> **Exercise directions**:
Keep only the lines that hold the string "React", filtering out the rest of the entries below.

-*-

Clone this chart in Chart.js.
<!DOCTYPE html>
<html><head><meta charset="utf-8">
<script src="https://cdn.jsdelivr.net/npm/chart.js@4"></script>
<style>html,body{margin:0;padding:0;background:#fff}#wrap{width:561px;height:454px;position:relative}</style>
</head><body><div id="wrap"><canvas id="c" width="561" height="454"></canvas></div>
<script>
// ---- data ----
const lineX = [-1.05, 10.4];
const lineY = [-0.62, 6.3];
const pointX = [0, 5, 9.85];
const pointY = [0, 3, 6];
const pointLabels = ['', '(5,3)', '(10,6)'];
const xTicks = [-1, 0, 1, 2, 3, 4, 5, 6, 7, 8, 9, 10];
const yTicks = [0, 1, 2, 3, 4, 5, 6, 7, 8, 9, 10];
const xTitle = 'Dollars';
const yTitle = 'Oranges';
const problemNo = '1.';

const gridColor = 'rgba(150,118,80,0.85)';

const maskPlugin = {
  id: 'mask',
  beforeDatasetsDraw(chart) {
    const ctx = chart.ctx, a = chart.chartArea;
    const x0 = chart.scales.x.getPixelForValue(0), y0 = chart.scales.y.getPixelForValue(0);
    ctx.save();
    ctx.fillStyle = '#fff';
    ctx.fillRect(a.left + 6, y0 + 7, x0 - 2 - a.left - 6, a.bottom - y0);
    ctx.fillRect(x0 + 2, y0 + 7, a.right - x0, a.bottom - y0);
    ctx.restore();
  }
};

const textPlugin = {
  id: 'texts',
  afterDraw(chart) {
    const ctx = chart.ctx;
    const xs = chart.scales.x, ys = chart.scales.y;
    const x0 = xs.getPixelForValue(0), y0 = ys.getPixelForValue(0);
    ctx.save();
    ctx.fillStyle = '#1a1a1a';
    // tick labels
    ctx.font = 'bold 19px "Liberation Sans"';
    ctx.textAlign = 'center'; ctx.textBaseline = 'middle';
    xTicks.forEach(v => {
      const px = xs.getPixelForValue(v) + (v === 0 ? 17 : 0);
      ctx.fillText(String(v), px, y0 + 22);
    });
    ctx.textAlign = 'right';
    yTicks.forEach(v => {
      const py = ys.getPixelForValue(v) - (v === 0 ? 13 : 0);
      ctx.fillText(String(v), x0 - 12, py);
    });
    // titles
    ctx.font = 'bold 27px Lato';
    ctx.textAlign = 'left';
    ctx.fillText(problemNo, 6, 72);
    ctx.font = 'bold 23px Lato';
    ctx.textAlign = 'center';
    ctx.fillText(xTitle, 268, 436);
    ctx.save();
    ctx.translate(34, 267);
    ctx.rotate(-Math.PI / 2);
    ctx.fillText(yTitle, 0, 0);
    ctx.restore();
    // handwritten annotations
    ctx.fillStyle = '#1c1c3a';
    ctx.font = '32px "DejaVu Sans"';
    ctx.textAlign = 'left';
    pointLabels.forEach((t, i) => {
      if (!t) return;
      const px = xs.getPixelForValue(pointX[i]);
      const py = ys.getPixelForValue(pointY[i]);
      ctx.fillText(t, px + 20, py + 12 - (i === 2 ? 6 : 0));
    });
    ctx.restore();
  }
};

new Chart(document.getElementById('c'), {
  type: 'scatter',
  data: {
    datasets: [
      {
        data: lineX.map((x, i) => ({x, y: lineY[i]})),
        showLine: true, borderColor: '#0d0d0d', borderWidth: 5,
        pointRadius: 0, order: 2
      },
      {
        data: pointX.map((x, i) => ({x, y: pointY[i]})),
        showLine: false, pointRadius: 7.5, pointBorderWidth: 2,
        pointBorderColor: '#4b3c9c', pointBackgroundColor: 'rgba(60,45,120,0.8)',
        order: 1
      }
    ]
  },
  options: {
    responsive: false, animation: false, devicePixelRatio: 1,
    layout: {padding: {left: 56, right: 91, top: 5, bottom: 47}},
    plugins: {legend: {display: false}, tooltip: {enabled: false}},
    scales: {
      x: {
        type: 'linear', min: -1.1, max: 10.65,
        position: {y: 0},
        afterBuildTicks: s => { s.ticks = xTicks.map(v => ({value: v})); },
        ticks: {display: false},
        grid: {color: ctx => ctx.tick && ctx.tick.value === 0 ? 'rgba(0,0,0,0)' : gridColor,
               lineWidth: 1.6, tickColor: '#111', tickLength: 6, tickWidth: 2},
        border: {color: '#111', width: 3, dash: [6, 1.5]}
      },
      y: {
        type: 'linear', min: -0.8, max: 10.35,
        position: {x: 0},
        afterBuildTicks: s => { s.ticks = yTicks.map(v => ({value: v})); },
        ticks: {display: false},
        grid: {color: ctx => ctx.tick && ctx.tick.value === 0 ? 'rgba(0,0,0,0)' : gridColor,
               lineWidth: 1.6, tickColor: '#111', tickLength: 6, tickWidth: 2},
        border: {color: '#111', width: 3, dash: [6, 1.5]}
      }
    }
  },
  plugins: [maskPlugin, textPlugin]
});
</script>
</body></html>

-*-

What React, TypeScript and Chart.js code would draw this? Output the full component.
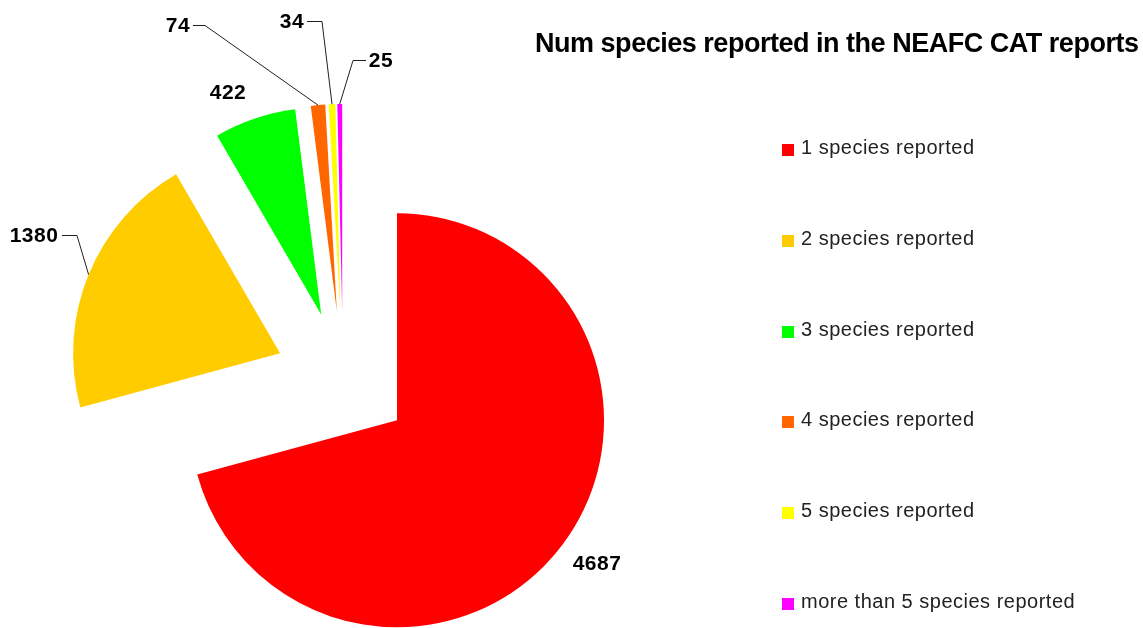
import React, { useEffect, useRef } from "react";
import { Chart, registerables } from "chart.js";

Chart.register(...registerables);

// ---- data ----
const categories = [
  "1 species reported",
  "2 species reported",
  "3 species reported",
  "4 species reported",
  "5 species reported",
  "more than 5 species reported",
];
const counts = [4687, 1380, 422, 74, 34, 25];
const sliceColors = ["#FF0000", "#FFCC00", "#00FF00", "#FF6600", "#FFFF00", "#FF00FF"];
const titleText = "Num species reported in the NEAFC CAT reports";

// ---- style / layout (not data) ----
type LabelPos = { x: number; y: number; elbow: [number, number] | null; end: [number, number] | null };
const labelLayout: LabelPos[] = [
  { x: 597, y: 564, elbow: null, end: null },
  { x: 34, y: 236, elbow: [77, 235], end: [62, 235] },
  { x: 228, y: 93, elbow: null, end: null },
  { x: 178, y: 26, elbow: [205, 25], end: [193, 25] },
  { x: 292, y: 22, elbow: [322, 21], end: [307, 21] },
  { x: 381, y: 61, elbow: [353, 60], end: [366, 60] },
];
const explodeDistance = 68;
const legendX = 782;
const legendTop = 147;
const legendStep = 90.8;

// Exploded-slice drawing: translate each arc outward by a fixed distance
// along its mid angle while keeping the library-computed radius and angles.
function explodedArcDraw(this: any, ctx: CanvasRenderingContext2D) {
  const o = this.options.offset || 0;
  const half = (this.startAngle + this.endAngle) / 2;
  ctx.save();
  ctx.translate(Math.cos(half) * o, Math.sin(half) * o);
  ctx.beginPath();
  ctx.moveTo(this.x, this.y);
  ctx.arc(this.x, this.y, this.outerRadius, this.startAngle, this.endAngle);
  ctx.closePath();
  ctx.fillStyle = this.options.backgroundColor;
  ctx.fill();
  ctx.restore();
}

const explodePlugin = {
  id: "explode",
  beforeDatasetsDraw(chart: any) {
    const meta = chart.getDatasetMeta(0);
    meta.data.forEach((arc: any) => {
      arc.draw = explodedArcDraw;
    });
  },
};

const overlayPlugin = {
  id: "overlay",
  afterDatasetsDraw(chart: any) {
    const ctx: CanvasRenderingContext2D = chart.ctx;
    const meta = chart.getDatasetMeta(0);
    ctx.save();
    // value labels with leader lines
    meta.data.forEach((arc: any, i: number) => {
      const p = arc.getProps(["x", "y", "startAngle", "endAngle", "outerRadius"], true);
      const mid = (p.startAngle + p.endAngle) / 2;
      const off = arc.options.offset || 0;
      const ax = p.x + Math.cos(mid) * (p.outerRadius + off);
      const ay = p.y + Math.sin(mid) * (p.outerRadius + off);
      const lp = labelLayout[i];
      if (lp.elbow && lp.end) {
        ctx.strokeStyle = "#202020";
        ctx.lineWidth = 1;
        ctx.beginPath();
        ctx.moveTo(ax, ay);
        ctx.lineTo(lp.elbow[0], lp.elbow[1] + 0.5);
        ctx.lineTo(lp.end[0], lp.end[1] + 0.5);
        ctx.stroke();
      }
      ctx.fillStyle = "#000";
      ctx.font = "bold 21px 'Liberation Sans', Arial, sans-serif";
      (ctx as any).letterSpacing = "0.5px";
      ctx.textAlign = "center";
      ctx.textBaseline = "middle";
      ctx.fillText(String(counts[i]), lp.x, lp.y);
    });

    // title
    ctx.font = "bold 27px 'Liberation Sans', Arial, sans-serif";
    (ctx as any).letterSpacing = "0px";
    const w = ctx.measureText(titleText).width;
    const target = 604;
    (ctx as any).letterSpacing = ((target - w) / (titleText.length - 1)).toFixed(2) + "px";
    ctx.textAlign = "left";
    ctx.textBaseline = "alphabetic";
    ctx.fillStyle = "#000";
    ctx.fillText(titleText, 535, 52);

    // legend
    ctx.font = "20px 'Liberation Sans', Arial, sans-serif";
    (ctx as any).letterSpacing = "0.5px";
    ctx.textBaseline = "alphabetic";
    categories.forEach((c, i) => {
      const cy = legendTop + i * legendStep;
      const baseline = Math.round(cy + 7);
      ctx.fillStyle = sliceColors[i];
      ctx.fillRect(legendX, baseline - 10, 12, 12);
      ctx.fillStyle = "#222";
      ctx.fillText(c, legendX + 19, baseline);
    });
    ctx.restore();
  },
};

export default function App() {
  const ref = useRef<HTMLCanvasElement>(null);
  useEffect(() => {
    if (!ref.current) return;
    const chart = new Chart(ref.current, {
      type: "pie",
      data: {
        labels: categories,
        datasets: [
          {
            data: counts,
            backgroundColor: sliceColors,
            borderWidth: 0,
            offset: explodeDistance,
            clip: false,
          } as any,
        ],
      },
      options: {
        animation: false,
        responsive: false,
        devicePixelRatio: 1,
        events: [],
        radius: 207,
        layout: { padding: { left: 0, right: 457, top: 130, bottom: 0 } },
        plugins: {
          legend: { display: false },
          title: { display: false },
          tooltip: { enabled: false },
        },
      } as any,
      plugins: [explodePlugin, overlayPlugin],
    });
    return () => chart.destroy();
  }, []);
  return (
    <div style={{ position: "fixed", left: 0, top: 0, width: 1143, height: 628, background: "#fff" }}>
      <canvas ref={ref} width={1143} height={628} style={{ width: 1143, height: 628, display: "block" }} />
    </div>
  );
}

-*-

> **Finished answer**:
What React, TypeScript and Chart.js code would draw this? Output the full component.
import React, { useEffect, useRef } from "react";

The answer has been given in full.